▶ **GIVEN INSTRUCTION**:
Locate every line in the material below that has the word "page". Copy each of those lines.

▶ **DATA FOR THIS EXERCISE**:
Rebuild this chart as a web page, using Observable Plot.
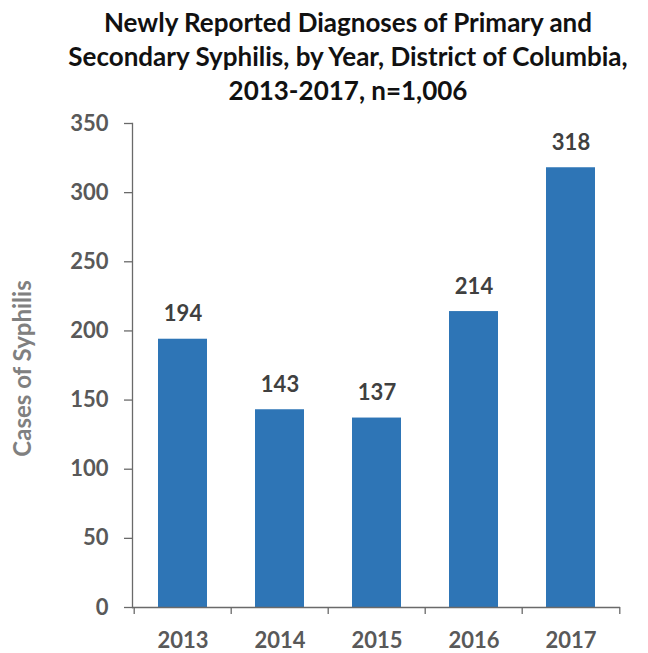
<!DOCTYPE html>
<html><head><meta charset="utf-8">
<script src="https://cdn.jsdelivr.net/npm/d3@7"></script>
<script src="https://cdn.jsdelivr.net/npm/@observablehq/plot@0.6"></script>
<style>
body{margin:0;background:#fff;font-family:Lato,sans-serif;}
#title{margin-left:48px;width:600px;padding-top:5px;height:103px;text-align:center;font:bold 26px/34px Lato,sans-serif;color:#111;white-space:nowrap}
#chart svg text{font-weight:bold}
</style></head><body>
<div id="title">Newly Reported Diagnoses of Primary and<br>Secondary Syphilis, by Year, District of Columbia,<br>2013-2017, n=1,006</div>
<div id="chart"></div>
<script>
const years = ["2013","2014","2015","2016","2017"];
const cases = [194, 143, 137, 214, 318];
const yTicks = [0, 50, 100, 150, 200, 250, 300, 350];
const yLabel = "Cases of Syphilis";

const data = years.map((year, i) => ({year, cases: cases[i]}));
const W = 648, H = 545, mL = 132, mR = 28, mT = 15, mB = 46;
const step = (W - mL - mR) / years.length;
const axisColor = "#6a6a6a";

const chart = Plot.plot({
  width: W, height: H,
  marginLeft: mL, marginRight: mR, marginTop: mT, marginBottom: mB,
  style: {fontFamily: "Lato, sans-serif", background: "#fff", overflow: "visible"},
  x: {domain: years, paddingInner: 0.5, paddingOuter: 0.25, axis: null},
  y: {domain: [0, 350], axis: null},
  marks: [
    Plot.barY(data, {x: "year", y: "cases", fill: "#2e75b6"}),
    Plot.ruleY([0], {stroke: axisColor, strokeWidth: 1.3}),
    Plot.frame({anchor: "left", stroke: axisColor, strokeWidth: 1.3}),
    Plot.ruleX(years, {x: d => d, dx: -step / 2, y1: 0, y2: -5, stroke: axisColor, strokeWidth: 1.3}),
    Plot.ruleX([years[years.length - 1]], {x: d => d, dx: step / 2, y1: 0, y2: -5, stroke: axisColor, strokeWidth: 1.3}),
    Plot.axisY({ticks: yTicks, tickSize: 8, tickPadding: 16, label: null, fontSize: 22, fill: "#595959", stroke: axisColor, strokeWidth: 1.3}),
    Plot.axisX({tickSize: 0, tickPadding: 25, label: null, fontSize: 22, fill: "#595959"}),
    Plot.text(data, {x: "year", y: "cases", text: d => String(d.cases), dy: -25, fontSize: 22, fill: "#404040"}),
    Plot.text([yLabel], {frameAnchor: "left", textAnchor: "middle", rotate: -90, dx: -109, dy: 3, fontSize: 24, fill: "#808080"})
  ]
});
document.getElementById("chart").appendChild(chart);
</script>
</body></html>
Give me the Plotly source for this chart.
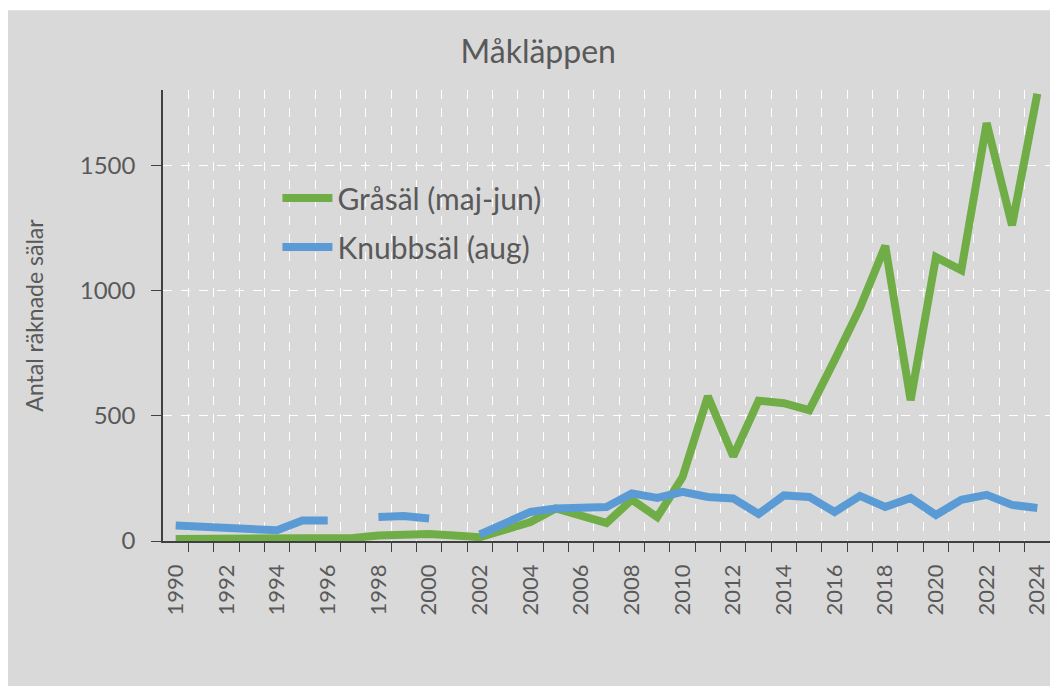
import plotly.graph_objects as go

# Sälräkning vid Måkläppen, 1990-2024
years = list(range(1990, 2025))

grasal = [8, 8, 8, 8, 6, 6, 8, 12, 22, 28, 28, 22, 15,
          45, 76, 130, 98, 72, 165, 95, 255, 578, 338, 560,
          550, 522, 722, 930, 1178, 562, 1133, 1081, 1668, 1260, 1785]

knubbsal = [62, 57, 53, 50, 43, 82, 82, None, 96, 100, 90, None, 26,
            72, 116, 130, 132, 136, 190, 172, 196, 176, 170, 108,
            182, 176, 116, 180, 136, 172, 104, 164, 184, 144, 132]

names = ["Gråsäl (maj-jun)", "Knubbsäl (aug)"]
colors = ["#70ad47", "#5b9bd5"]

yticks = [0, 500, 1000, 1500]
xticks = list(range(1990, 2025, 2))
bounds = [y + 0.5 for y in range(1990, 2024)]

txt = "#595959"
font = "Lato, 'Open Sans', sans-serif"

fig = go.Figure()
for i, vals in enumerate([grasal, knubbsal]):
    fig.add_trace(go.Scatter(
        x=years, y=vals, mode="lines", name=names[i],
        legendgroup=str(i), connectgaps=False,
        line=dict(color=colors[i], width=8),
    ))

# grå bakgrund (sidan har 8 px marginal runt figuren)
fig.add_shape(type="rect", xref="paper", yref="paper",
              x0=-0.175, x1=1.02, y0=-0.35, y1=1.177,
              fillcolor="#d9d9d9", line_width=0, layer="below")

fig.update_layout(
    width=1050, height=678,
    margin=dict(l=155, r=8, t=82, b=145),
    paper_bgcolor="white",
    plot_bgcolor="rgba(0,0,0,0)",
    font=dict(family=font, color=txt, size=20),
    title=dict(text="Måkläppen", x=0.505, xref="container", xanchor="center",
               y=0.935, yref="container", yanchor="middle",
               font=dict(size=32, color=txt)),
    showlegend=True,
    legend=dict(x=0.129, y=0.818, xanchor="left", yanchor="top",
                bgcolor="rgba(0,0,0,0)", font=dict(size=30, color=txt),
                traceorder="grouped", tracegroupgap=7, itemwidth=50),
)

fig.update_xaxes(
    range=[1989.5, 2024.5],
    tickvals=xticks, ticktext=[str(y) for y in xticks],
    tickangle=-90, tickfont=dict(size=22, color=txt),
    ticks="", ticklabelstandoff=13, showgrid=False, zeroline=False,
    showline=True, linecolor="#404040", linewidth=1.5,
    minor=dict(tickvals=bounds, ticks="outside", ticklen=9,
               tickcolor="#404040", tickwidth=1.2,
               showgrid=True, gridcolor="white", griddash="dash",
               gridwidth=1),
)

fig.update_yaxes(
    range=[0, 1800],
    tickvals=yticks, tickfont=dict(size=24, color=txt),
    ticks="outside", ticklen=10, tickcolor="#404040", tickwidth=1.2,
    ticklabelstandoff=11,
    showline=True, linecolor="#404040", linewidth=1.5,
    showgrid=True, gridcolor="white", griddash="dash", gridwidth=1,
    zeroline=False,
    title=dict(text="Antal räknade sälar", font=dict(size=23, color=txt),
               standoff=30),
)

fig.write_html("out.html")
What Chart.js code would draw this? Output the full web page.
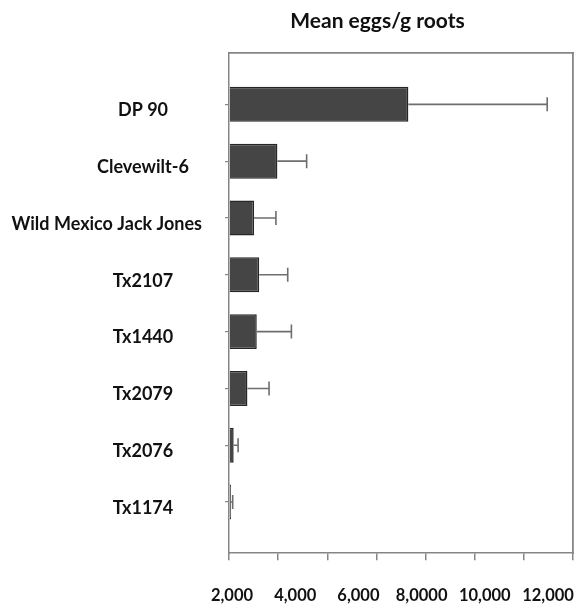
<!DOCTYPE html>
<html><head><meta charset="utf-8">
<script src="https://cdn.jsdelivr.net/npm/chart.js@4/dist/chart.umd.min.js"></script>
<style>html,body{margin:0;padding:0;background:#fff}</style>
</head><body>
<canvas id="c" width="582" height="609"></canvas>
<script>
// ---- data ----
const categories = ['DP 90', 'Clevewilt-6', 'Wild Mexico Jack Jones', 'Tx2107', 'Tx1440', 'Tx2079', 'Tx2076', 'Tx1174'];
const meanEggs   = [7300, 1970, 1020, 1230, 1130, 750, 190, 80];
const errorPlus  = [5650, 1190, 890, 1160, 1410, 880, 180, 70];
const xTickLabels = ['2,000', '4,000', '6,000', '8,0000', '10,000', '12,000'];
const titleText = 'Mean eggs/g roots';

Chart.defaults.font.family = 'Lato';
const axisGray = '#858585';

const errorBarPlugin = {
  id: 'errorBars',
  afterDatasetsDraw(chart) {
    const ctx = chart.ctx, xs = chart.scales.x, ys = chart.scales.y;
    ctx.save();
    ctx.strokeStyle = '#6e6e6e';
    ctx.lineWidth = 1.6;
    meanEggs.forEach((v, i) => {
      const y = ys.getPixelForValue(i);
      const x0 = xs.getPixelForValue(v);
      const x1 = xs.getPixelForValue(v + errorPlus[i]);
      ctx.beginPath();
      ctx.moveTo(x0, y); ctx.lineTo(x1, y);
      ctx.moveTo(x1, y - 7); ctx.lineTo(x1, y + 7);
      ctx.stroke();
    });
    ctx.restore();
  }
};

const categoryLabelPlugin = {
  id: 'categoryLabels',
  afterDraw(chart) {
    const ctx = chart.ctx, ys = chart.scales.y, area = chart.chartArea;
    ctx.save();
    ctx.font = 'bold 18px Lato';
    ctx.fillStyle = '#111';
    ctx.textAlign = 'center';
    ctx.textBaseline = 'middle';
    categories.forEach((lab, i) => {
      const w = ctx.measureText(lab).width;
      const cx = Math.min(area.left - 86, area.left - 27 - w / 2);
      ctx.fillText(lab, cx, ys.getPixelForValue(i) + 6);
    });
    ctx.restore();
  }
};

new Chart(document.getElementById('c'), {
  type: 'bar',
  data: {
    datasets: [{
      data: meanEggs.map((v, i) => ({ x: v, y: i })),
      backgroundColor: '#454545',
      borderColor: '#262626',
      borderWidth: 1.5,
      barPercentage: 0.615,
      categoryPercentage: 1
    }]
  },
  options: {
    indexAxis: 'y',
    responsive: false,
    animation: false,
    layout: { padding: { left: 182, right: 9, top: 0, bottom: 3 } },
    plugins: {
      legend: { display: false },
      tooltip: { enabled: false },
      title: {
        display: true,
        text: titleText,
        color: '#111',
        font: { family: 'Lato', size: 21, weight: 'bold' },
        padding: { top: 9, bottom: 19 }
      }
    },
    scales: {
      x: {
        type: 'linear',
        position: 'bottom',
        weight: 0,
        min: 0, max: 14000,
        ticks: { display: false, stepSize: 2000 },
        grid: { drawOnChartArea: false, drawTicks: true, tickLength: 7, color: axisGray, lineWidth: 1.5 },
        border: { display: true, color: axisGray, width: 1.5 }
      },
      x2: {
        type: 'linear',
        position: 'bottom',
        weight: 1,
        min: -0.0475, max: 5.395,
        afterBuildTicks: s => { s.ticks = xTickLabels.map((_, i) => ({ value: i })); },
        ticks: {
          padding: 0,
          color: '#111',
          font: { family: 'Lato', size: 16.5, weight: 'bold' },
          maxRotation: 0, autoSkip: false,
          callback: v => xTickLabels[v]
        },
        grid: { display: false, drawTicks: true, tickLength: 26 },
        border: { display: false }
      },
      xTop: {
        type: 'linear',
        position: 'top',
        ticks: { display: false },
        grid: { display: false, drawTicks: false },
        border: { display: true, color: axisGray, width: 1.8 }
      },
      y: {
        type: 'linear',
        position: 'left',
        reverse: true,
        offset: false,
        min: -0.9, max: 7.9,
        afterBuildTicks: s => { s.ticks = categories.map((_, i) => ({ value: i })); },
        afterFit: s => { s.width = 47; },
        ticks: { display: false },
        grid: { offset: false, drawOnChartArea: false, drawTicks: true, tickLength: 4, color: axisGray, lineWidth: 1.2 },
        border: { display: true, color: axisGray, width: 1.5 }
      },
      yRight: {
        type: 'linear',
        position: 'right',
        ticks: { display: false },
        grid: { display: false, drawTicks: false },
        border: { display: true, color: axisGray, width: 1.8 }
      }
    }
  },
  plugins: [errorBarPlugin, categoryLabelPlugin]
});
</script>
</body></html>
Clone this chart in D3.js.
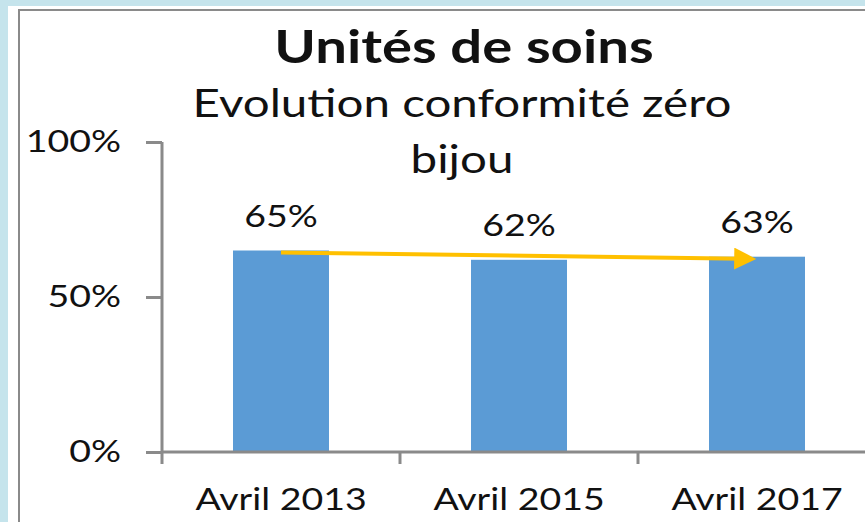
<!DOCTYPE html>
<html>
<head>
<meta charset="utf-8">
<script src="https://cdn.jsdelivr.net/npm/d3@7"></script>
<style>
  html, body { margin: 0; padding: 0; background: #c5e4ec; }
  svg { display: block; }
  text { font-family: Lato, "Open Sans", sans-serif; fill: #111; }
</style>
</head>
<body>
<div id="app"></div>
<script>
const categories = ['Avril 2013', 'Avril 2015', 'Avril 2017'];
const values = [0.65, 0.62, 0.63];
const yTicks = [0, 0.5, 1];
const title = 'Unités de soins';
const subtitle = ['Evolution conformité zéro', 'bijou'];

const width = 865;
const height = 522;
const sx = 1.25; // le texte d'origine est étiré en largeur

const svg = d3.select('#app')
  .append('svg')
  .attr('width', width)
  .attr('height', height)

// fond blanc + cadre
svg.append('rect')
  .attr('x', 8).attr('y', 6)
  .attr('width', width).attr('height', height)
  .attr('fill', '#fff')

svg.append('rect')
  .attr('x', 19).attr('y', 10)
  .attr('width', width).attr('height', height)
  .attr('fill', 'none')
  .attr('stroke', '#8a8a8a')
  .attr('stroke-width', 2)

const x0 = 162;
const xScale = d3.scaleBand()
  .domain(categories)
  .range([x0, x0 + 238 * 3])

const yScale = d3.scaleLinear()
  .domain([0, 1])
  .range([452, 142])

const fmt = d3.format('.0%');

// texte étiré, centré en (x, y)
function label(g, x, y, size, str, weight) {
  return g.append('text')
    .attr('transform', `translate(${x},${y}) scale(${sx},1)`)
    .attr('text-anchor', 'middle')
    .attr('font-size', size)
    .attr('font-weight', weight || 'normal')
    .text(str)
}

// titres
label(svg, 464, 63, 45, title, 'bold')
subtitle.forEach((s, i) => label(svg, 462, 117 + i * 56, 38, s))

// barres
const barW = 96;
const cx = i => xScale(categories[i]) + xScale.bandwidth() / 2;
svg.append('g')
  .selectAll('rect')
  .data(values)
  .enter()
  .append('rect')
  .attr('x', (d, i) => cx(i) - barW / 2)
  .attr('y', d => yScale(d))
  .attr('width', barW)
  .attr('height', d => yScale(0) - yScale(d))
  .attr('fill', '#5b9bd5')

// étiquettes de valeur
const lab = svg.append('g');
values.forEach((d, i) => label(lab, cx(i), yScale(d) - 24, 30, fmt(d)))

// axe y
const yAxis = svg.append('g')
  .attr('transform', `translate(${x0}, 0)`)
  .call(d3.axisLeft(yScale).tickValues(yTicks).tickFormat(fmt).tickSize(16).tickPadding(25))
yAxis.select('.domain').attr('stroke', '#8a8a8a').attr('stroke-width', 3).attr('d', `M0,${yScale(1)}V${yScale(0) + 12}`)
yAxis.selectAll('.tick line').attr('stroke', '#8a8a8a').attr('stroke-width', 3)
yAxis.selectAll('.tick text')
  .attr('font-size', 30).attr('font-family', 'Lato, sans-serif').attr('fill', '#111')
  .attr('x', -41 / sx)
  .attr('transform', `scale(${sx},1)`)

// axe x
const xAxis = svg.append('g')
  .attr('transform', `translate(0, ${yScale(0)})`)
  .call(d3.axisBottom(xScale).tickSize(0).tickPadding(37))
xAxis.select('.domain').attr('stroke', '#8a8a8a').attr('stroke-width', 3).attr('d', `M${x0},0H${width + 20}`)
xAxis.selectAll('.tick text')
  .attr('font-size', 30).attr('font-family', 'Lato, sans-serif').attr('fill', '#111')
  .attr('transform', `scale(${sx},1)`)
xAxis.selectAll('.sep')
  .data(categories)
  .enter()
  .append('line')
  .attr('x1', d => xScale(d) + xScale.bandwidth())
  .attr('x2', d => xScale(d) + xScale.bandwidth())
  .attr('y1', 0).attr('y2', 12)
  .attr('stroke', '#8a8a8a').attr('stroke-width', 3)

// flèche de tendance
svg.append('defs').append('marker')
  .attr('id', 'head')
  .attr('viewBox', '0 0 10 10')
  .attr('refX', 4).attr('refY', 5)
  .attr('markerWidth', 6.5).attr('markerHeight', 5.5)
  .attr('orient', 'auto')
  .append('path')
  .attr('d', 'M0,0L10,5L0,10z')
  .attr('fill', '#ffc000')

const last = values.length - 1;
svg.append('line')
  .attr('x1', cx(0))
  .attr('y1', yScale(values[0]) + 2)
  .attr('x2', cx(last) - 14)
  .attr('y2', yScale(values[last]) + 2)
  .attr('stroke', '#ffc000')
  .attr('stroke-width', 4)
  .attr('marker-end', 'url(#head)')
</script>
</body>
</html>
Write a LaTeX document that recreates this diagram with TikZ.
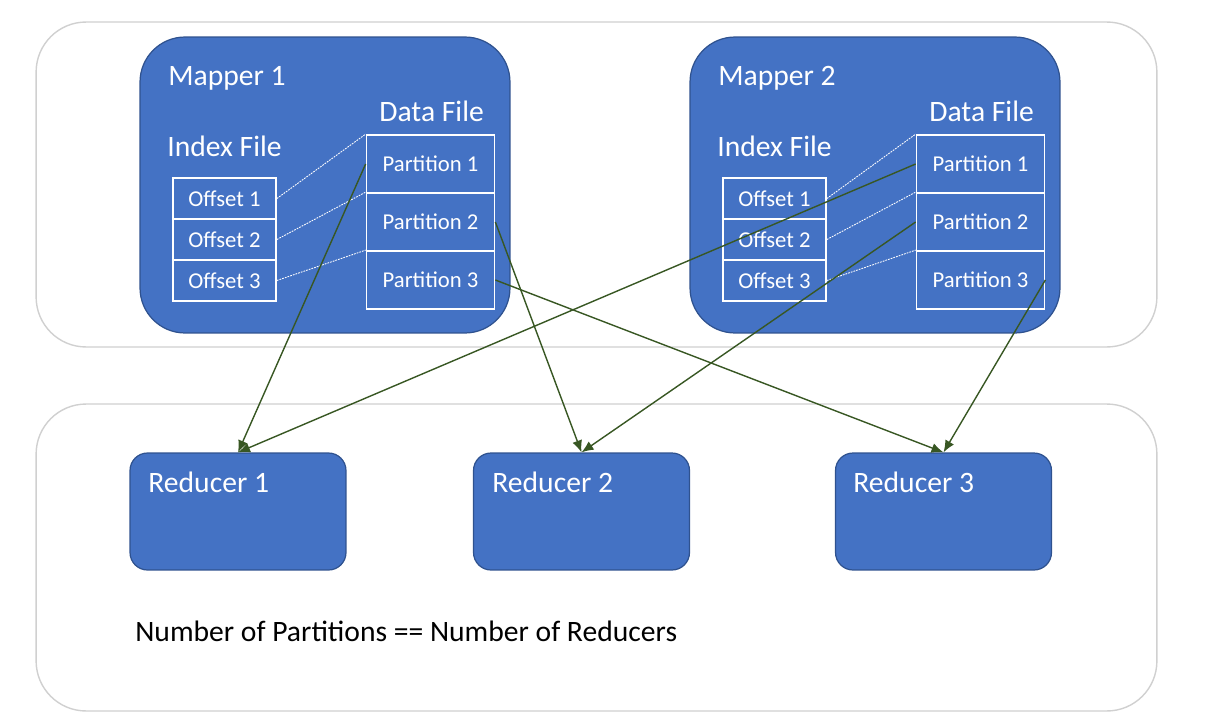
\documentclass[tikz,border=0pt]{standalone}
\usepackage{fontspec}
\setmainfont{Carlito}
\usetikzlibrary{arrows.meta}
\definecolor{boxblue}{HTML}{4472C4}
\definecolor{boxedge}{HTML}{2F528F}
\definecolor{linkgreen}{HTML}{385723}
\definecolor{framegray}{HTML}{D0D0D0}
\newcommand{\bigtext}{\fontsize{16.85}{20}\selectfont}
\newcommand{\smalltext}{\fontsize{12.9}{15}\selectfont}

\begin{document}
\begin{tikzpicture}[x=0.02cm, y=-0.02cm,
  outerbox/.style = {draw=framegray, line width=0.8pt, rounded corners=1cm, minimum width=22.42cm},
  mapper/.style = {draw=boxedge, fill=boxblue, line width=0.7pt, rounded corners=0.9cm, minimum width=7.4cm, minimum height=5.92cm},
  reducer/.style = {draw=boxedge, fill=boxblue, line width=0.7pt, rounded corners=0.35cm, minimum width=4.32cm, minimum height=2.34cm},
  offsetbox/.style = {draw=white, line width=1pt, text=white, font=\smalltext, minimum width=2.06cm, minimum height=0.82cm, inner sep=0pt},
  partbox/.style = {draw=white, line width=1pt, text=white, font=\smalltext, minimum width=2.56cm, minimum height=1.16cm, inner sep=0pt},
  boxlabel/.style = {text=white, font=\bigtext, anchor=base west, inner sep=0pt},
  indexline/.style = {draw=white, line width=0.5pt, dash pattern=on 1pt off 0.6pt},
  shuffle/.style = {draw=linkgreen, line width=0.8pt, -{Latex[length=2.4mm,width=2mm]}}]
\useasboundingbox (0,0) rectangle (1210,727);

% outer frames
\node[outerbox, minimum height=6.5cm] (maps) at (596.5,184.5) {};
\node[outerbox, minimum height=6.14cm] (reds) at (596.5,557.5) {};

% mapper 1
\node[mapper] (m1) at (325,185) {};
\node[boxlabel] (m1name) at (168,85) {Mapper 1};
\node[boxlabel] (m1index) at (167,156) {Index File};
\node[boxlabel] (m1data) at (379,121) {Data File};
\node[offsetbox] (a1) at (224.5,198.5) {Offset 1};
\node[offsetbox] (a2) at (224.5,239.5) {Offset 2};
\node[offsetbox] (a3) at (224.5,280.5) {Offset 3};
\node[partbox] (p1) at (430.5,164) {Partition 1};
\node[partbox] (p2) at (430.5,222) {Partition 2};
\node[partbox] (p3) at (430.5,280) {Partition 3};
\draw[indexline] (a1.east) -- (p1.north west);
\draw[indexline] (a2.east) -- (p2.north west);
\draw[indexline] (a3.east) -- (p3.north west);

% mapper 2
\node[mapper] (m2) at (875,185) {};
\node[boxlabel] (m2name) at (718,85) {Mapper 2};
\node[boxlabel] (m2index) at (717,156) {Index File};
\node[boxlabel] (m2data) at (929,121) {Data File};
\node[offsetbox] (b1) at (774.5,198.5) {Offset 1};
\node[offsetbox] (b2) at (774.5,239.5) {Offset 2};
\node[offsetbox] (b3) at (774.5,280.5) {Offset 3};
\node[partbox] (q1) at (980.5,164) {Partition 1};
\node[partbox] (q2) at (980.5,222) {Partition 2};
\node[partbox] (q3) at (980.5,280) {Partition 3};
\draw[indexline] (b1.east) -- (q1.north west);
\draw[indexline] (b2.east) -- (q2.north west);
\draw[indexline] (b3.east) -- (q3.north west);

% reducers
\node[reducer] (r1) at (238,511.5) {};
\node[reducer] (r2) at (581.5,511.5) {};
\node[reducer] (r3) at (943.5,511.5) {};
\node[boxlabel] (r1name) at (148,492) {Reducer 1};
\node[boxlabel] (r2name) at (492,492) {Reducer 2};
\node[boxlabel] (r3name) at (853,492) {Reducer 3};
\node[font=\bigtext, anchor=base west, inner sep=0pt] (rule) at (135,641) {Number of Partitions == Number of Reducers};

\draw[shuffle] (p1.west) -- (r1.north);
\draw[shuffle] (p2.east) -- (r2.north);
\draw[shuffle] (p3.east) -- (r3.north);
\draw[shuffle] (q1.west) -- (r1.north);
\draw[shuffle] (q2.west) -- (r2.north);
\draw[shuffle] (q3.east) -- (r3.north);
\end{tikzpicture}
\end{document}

▶ **ANSWER BELOW**:
Rebuild this chart as a web page, using Observable Plot.
What Chart.js code would draw this? Output the full web page.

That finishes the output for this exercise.